The CESM2 large ensemble under the SSP370 forcing scenario is used to assess how the pattern of SST change in a warmer climate impacts weather signals. The impact of SST pattern change on the mean precipitation and wind amplitude change for specific tropical islands and oceanic regions is important. Islands distributed across the tropical Pacific have various magnitudes of mean precipitation change for each individual station. These results highlight the challenges in predicting water resource availability for tropical islands in the future. Climate action through adaptation and mitigation strategies can help overcome adversity in climate change hazards given this uncertainty. Climate action can be a needed step to reduce the impact of climate change on communities through mitigation, adaptation, or geoengineering strategies. Mitigation takes proactive steps to reduce unnecessary amplification of severe climate hazards, while adaptation strategies create suitable living biotic or geoengineering methods to cohabit with climate change hazards. Pacific islands and their respective weather offices organize the Pacific ENSO Applications Center (PEAC) to forecast precipitation and sea level (Schroeder et al. 2012), which might play a role in helping the islands prepare for climate change and its impacts. The limitations to climate change preparedness for islands are rooted in financial and political governance, lack of weather education with some due to cultural beliefs, high susceptibility to economic shock, and inadequate climate data for these regions (Mycoo et al. 2022).
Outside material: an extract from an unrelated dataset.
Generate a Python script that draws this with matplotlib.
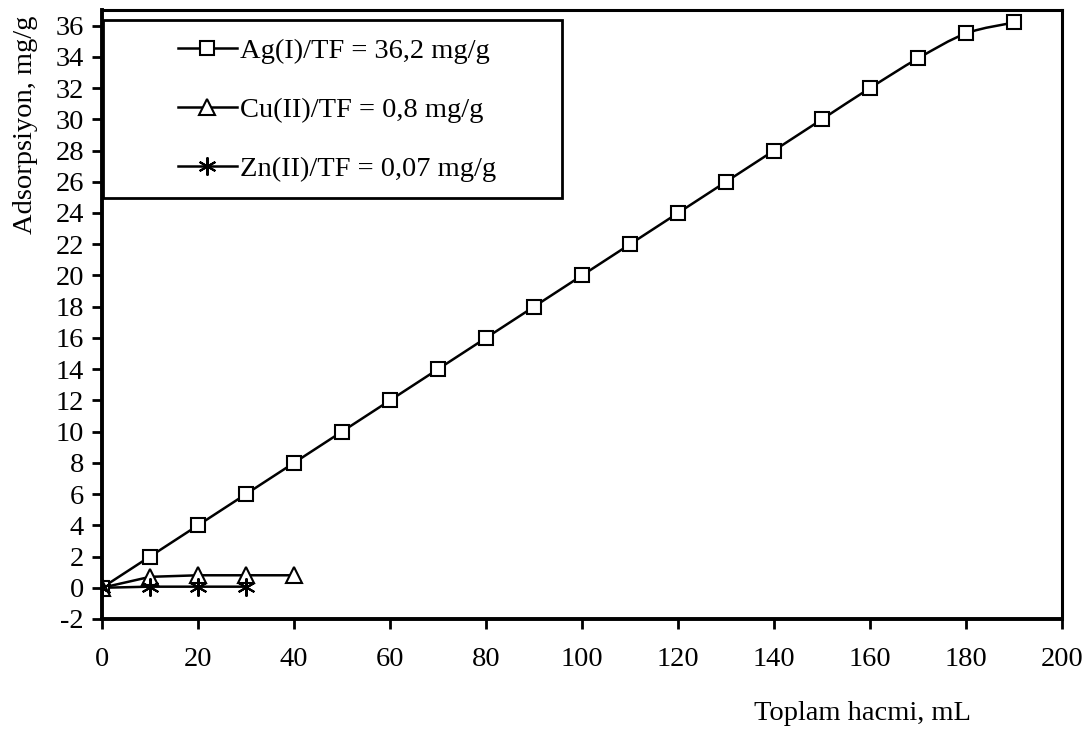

Thus, PEAC’s strategy is to foster collaborative efforts to overcome these adversities, prepare for the necessary mitigation and adaptation strategies, and improve public awareness of oceanic regions (Schroeder et al. 2012). Island climate change preparedness ranges from coastal protection structures such as sea walls, and elevated homes, improving agroforestry, reef restoration, planting native plants for beach erosion reduction, better fishing technologies and equipment, and diversifying (salt tolerant) crops (Mycoo et al. 2022). 

Questions - What Are We Looking to Find?

Historical

1) How have El Niño and La Niña years impacted the Oceanic regions?

2) What has been the past patterns of El Niño and La Niña intensity?

3) Have recent environmental efforts such as adaptation, geo-engineering, or mitigation strategies produced any significant changes regarding to climate?

4) Based on historical reanalysis data, which islands in the Oceanic regions have been the most and least impacted?

Predictive

5) Depending on the degree that climate change were to be altered in the future, would ENSO severely affect the oceanic regions? If so, to what extent?

6) What are the primary meteorological variables to severely impact the oceanic regions based on magnitude?

7) How does the historical reanalysis data of the Oceanic Regions and their associated islands compare to its predictive data?

8) Based on predictive data, which islands in the Oceanic regions would be the most and least impacted?

9) To what extent do climate change influence the magnitude of El Niño and La Niña in a warmer climate?

10) Based on predictive data, what are some socioeconomic aspects of the Oceanic regions that could be worsen by climate change?